A more loyal follower no king could have, yet, notwithstanding his zeal, the Duke of Lennox and Richmond failed to exert any great influence upon history, because he lacked the necessary judgment and decision of character. His portrait certainly does not indicate any special intellectual promise in the young man. Yet the face is so refined, the expression so winning, that none can help feeling the singular charm of the personality. Van Dyck understood well how to impart an air of distinction to a figure, and when, as in this case, he had a favorable subject, he was especially successful.

To lovers of dogs the greyhound is no unimportant part of our picture. The painter has expressed with much insight the character of this beautiful and high-bred creature.
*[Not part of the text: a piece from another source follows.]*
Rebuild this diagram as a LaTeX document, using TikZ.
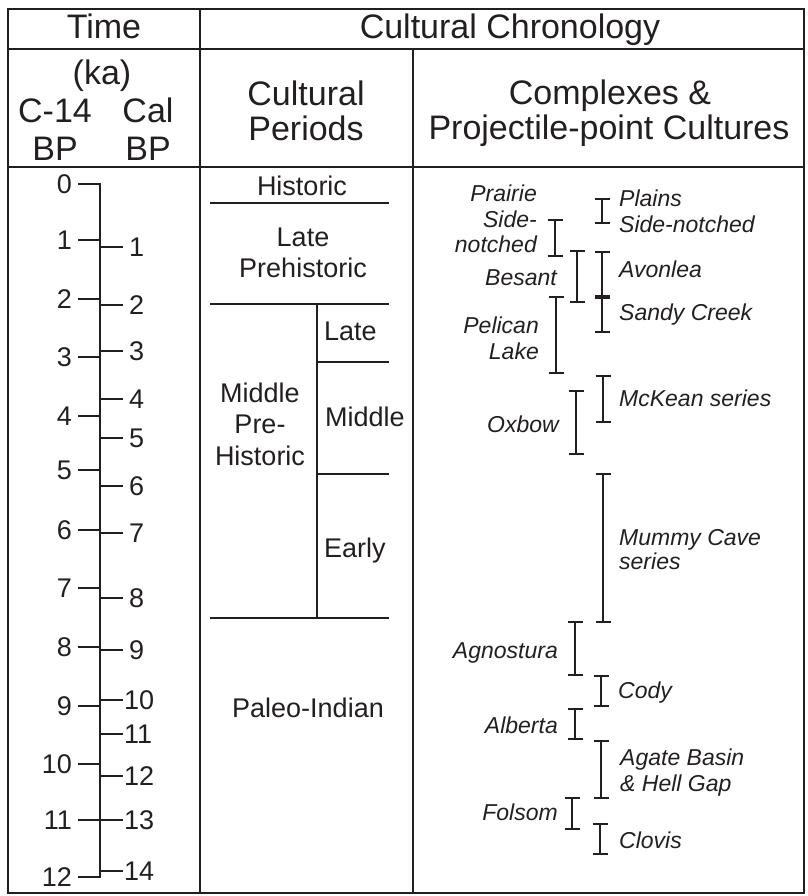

The muzzle is pressed affectionately to the master's side, and the eyes are fixed upon the beloved face with an expression of intense devotion. There is a tradition that this animal once saved the duke's life by rousing him from sleep at the approach of an assassin.

In the making up of the composition, the dog's figure describes a diagonal line on the left, which balances a similar diagonal on the other side made by the duke's placing his arm akimbo. Thus the general diagram of a pyramid is suggested as the basis of the grouping.

Authorities.—Robert Vaughn: The History of England under the House of Stuarts; L. von Ranke: The History of England in the Seventeenth Century; Warwick's Memoirs; Doyle's Official Baronage of England.